Besides, the target demand should be adjusted regarding rainfalls and all system characteristics. A special effort of optimization is required to maximize the generated power and minimize the power deficit. Finally, the control of the water level was proved essential. Indeed, the reduction of the target demand according to the allowed water level improves considerably the energy production because the head difference is kept high. The study reveals this system could produce about 17.5 MWh/year in the optimized scenario (for an average year hourly power of 2 kW, for a trapezoidal pond shape). It should be noticed that the main purpose of the system is the flood prevention of urban areas, which can also be combined with the energy production. Hydropower solution contribute to slow down the flow out of ponds which allow preventing floods with damage potential at downstream, damping the fast flow wave’s propagation.

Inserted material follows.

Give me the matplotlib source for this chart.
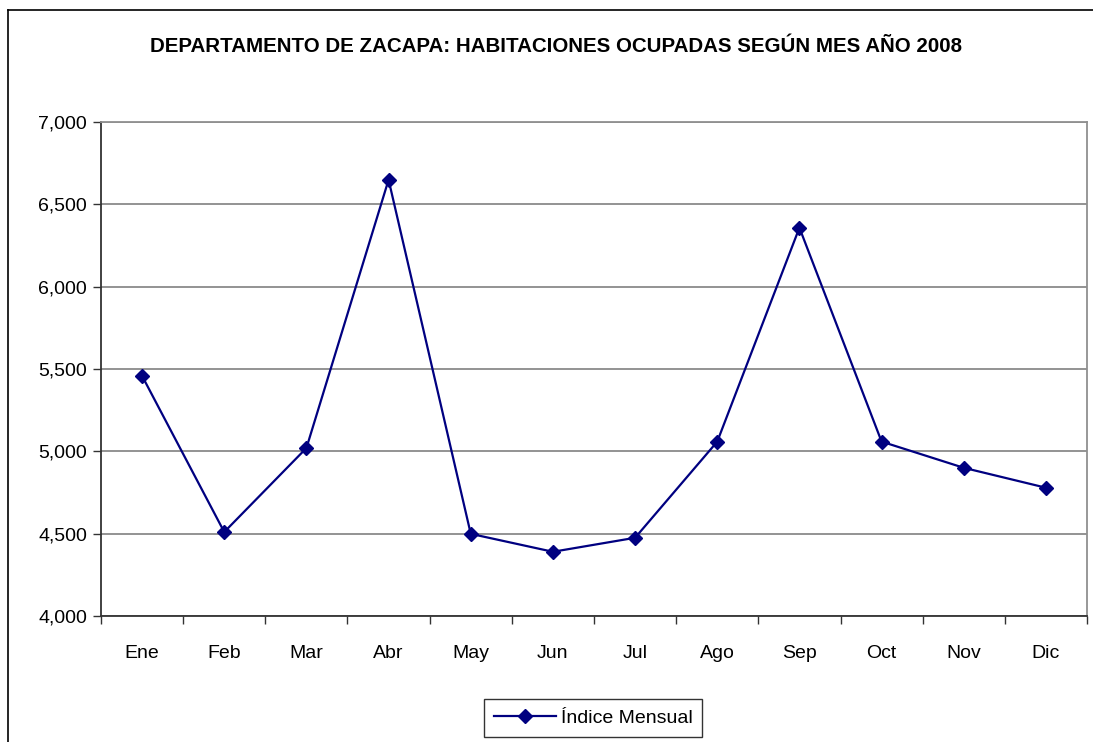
import matplotlib
matplotlib.use("Agg")
import matplotlib.pyplot as plt
from matplotlib.lines import Line2D
from matplotlib.ticker import FuncFormatter, FixedLocator

months = ["Ene", "Feb", "Mar", "Abr", "May", "Jun", "Jul", "Ago", "Sep", "Oct", "Nov", "Dic"]
values = [5458, 4510, 5020, 6649, 4499, 4390, 4475, 5059, 6358, 5059, 4900, 4779]
y_ticks = [4000, 4500, 5000, 5500, 6000, 6500, 7000]
title = "DEPARTAMENTO DE ZACAPA: HABITACIONES OCUPADAS SEGÚN MES AÑO 2008"
series_label = "Índice Mensual"

plt.rcParams['font.family'] = ['Liberation Sans', 'DejaVu Sans']

W, H = 1093, 742
fig = plt.figure(figsize=(W / 100, H / 100), dpi=100)

# plot area in pixels
left, right, top, bottom = 101, 1087, 122, 616
ax = fig.add_axes([left / W, 1 - bottom / H, (right - left) / W, (bottom - top) / H])

x = list(range(len(months)))
ax.plot(x, values, color="#000080", linewidth=1.6, marker="D", markersize=7,
        markerfacecolor="#000080", markeredgecolor="#000080", label=series_label)

ax.set_xlim(-0.5, len(months) - 0.5)
ax.set_ylim(y_ticks[0], y_ticks[-1])
ax.set_yticks(y_ticks)
ax.yaxis.set_major_formatter(FuncFormatter(lambda v, p: f"{int(v):,}"))
ax.grid(axis="y", color="#808080", linewidth=1.2)
ax.set_axisbelow(True)

# category boundaries ticks, labels at centres
ax.xaxis.set_major_locator(FixedLocator([i - 0.5 for i in range(len(months) + 1)]))
ax.xaxis.set_minor_locator(FixedLocator(x))
ax.set_xticklabels([])
ax.set_xticklabels(months, minor=True)
ax.tick_params(axis="x", which="major", length=6, width=1, color="#333333", direction="out")
ax.tick_params(axis="x", which="minor", length=0, pad=21, labelsize=14)
ax.tick_params(axis="y", length=6, width=1, color="#333333", direction="out", labelsize=14, pad=4)

for s in ["left", "bottom"]:
    ax.spines[s].set_color("#333333")
    ax.spines[s].set_linewidth(1.3)
for s in ["top", "right"]:
    ax.spines[s].set_color("#909090")
    ax.spines[s].set_linewidth(1.3)

fig.text(556 / W, 1 - 46 / H, title, ha="center", va="center", fontsize=14.8,
         fontweight="bold")

# chart area border (top and left)
fig.add_artist(Line2D([8 / W, 8 / W], [0, 1 - 10 / H], transform=fig.transFigure,
                      color="black", linewidth=1.2))
fig.add_artist(Line2D([8 / W, 1], [1 - 10 / H, 1 - 10 / H], transform=fig.transFigure,
                      color="black", linewidth=1.2))

leg = fig.legend(loc="center", bbox_to_anchor=(593 / W, 1 - 718 / H), fontsize=14,
                 frameon=True, fancybox=False, edgecolor="black", handlelength=3.2,
                 borderpad=0.5, handletextpad=0.25, borderaxespad=0)
leg.get_frame().set_linewidth(1.0)

fig.savefig("out.png", dpi=100, facecolor="white")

It is important to highlight this integrated methodology for hydraulic simulation, optimized low-cost hydro solution and flood real-time control/adaptation in a coupled stormwater-energy innovative solution, which can improve the drainage system elasticity using retention ponds of urban areas, in a regional scale. The methodology operates in a dynamical framework, depending on the pond volume and shape, rainfall-runoff values and hydropower characteristics.

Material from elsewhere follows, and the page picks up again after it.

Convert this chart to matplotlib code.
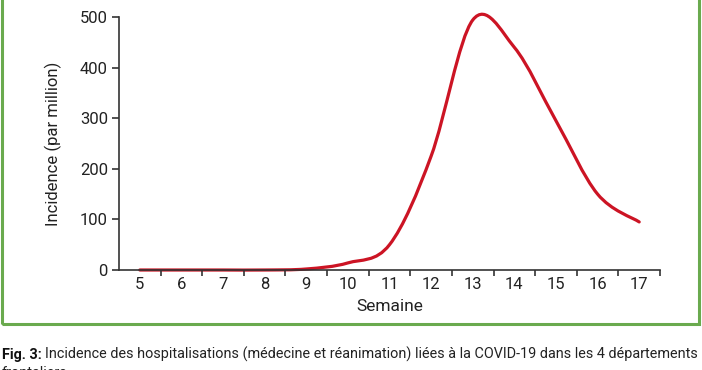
import matplotlib
matplotlib.use("Agg")
import matplotlib.pyplot as plt
from matplotlib.path import Path
from matplotlib.patches import PathPatch, Rectangle
import numpy as np

plt.rcParams['font.family'] = ['Roboto', 'DejaVu Sans']

weeks = [5, 6, 7, 8, 9, 10, 11, 12, 13, 14, 15, 16, 17]
incidence = [0, 0, 0, 0, 2, 14, 50, 225, 494, 440, 295, 150, 95]
week_labels = [str(w) for w in weeks]
yticks = [0, 100, 200, 300, 400, 500]

W, H = 702, 370
fig = plt.figure(figsize=(W / 100, H / 100), dpi=100)

# green frame
fig.patches.append(Rectangle((1.5 / W, 1 - 324 / H), (698.5 - 1.5) / W, 330 / H,
                             transform=fig.transFigure, fill=False,
                             edgecolor='#6aaa4e', linewidth=2.2))

ax = fig.add_axes([119 / W, 1 - 270 / H, (660 - 119) / W, (270 - 17) / H])

# smoothed line (Excel-style Bezier through the data points)
x = np.array(weeks, float)
y = np.array(incidence, float)
verts = [(x[0], y[0])]
codes = [Path.MOVETO]
n = len(x)
for i in range(n - 1):
    p0 = np.array([x[max(i - 1, 0)], y[max(i - 1, 0)]])
    p1 = np.array([x[i], y[i]])
    p2 = np.array([x[i + 1], y[i + 1]])
    p3 = np.array([x[min(i + 2, n - 1)], y[min(i + 2, n - 1)]])
    c1 = p1 + (p2 - p0) / 6
    c2 = p2 - (p3 - p1) / 6
    verts += [tuple(c1), tuple(c2), tuple(p2)]
    codes += [Path.CURVE4] * 3
ax.add_patch(PathPatch(Path(verts, codes), fill=False, edgecolor='#cc1424',
                       linewidth=2.3, capstyle='round', joinstyle='round',
                       clip_on=False))

ax.set_xlim(4.5, 17.5)
ax.set_ylim(0, 500)
ax.spines['top'].set_visible(False)
ax.spines['right'].set_visible(False)
for s in ('left', 'bottom'):
    ax.spines[s].set_color('#333333')
    ax.spines[s].set_linewidth(1.2)

ax.set_yticks(yticks)
ax.set_yticklabels([str(v) for v in yticks])
ax.set_xticks(weeks)
ax.set_xticklabels(week_labels)
ax.set_xticks(np.arange(5.5, 17.6, 1.0), minor=True)
ax.tick_params(axis='x', which='major', length=0, pad=5, labelsize=12, colors='#222222')
ax.tick_params(axis='x', which='minor', length=4, width=1.2, direction='out', color='#333333')
ax.tick_params(axis='y', length=5, width=1.2, direction='out', color='#333333',
               labelsize=12, labelcolor='#222222', pad=3)

ax.set_xlabel('Semaine', fontsize=12.5, color='#222222', labelpad=5)
ax.set_ylabel('Incidence (par million)', fontsize=12, color='#222222', labelpad=13)

# caption
fs = 10.4
t1 = fig.text(2 / W, 1 - 359 / H, 'Fig. 3:', fontsize=fs, fontweight='bold', color='#111111')
fig.canvas.draw()
bb = t1.get_window_extent()
fig.text((bb.x1 + 3) / W, 1 - 359 / H,
         'Incidence des hospitalisations (médecine et réanimation) liées à la COVID-19 dans les 4 départements',
         fontsize=fs, color='#222222')
fig.text(2 / W, 1 - 377 / H, 'frontaliers', fontsize=fs, color='#222222')

fig.savefig('out.png', dpi=100)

On the industrial side, the objective is to develop leading expertise in integrated management strategies (of water and energy), in a new perspective of the so-called future smart water grids based on new sustainable stormwater-power solutions improving the elasticity of urban water systems. These solutions have taken into account the control and adaptation of a joint management of flood-energy drainage systems under renewable innovative energy policy goals, particularly concerned with the goal of non-carbon emissions, as well as reaching a more and more share of renewable energy sources in a near future. Within technical constraints, water-related storage in flood ponds can be scheduled flexibly, allowing for appropriate stormwater/energy storage solutions.